Markt und Wirtschaft, sich selbst überlassen – das geht bis zu unfassbaren Skandalen, ein Beispiel: Österreich wirft Brot weg, frisches Brot wohlgemerkt – den Verbrauch von Graz, jeden Tag! NUR der Staat könnte hier eingreifen, ist derzeit aber – wie alle Parteien – zu schwach dazu. Schande über uns alle … weil die Lösung so einfach wäre. Eine winzige staatliche Regel, irgendeine würde schon reichen – im Wissen, dass ein einzelner Betrieb hier einfach nicht vorpreschen KANN.
Auch dieses mal wieder „treffender“ Text ,zur „Lage“ der Gewerkschaften & der SPÖ !

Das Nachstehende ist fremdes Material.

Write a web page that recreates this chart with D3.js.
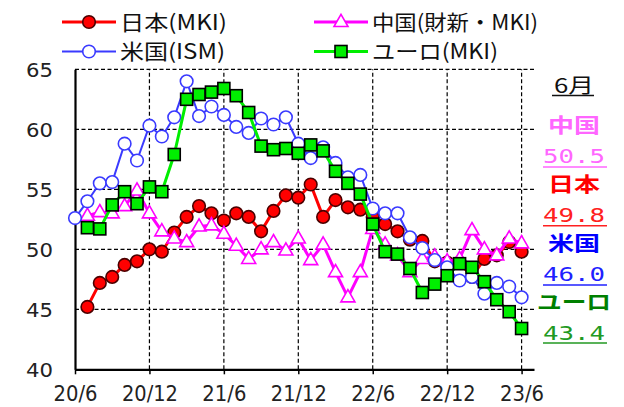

Gewerkschaften hin, Gewerkschaften her, wichtig wäre es zu erkennen, dass die Arbeitsgesellschaft (Hannah Arendt) Geschichte ist! Die noch herrschenden Paradigmen sind obsolet geworden und „Gewerkschaften“ strampeln in der Luft. Der Mensch wird im entfalteten Kapitalismus, wo die Kapitalsphäre ein Vielfaches der Realsphäre ausmacht, i.V.m. dem technischen Fortschritt in erster Linie als Konsument der im Überfluss angebotenen Güter u. Dienstleistungen benötigt und erst in zweiter Linie als Anbieter des Gebrauchswertes seiner Arbeitskraft gegen den Tauschwert in Form Arbeitslohn. Der Sozialismus und die Gewerkschaften haben nun aber das Problem, den Humus auf dem sie gedeihten, die Arbeitsgesellschaft, so einfach zu überwinden. Der Paradigmenwechsel wird durch die zunehmende Notwendigkeit eines BGE sichtbar werden, die Realwirtschaft, abhängig von der Nachfrage, erkennt das noch eher, weil die Exportweltmeisterschaften sich auch einmal totlaufen werden und damit die Inlandsnachfrage an Bedeutung gewinnen wird. Den Marktfetischisten unter den „Kapitalisten“ sei noch ins Stammbuch geschrieben, dass die Konzernbildung zwar die „Effizienz“ steigert aber den Markt überwindet und so den Widerspruch verdeutlicht, der „Markt“ also nur der Name des „Trojanischen Pferdes“ ist. „Ich bin kein Marxist“ müsste bereits Marx selbst erklären, um all dem Unsinn, der in seinem Namen produziert wird, entgegen zu treten.